Belize gov’t welcomes interim agreement to start new sugar crop season

Prime Minister John Briceño has welcomed the one-year interim agreement reached between the Belize Sugar Cane Farmers Association and the American Sugar Refinery/Belize Sugar Industries Ltd that allowed for the start of the new crop sugar season that the authorities hope will yield an estimated 1.3 million tonnes of sugarcane for milling.

The new crop season got under way on Tuesday and Alfredo Ortega, the chairman of the BSCFA Committee of Management, said the interim agreement allows for the government to amend existing laws to prevent the kinds of stalemate that threaten to frustrate the sugar industry.

The two main stakeholders in the sugar industry had been at loggerheads and after almost a year of back and forth, in late October, both parties finally agreed to the services of a mediator following the expiration of the current agreement in January this year.

In his New Year’s Day address to the nation, Briceño said that for the first time in a generation, “our people and communities are infused with optimism.

“The worst of the COVID pandemic is behind us. More Belizeans than ever are working. The national economy is expanding at a record pace and the nation is deepening its democracy and re-examining its constitution.”

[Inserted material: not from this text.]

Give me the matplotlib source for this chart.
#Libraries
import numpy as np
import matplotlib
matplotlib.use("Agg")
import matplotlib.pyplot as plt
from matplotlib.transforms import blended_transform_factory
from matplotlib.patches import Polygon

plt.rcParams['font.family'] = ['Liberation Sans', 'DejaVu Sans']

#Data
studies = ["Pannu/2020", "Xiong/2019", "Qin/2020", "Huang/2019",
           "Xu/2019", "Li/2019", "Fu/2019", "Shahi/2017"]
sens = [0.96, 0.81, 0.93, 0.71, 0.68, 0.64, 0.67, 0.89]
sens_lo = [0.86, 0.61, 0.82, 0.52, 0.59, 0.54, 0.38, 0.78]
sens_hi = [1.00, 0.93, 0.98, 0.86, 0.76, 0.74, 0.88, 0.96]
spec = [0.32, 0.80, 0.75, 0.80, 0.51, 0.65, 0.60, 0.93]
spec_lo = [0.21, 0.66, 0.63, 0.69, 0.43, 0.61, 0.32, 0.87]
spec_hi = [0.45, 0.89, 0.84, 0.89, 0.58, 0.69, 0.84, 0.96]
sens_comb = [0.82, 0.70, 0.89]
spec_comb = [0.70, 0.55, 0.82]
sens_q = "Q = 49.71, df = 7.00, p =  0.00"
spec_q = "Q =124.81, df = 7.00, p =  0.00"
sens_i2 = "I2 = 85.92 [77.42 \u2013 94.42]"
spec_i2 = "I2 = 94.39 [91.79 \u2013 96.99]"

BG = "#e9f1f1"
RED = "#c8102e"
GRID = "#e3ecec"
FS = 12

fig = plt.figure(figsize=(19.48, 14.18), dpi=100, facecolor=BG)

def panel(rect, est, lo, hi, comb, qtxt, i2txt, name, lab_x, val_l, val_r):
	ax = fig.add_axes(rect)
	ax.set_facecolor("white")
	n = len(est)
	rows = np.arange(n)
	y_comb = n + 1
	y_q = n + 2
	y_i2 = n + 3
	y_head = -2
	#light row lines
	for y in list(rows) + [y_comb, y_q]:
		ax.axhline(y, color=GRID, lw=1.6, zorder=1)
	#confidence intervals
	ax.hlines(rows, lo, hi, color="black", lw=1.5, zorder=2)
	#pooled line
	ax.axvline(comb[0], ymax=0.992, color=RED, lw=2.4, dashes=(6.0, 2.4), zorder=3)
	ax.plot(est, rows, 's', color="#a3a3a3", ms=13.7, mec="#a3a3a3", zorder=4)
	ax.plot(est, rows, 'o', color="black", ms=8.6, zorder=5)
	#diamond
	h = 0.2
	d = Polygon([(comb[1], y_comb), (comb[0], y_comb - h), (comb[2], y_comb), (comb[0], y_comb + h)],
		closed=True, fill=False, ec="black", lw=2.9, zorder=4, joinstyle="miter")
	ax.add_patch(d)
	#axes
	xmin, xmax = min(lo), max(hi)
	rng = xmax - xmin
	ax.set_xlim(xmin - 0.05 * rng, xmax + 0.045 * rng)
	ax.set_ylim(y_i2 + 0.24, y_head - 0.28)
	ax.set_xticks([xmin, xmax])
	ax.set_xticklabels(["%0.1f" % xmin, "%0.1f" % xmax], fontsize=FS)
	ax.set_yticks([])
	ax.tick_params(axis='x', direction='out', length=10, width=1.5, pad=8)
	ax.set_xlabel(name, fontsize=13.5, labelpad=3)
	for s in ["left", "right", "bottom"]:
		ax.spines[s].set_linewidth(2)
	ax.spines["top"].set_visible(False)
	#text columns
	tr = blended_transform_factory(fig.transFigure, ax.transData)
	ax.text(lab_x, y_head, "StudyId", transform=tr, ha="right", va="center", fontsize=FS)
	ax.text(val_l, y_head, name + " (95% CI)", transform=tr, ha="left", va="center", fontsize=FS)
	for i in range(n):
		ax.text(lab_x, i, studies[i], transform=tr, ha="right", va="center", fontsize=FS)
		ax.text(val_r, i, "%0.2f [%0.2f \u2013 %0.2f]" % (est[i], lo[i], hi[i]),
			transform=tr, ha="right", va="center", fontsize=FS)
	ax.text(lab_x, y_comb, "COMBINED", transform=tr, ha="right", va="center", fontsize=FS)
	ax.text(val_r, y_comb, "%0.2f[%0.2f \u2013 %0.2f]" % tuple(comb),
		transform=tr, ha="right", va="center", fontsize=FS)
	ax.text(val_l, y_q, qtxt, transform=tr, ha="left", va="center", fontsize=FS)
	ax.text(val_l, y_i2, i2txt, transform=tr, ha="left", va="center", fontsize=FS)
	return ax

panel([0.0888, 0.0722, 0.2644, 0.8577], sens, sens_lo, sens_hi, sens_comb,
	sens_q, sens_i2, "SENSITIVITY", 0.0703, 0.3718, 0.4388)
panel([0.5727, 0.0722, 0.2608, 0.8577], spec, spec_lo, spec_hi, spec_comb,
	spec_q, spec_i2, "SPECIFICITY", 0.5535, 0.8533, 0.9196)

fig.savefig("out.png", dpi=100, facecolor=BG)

He said it is clear to him that a new national pride enlivens homes, workplaces, and the public sphere and that “this positive energy will suffuse 2023 with spectacular rewards.

“A few days ago, for example, stakeholders in the all-important sugar sector bridged their differences so that we expect a bumper crop in both volumes and price. To make this happen my administration expanded our fuel and road repairs subsidies supported improving crop yields as a priority and in a major first will facilitate substantial fertiliser support to farmers, thanks to the government of Morocco.”

Briceño said that the positive breakthrough in the sugar industry “is but one of many successes in a  surging agricultural industry where the export of livestock and grains swell with each passing month and where a nascent coconut sector is poised for a boom in production and where stakeholders are working to restore the lustre of the citrus industry”.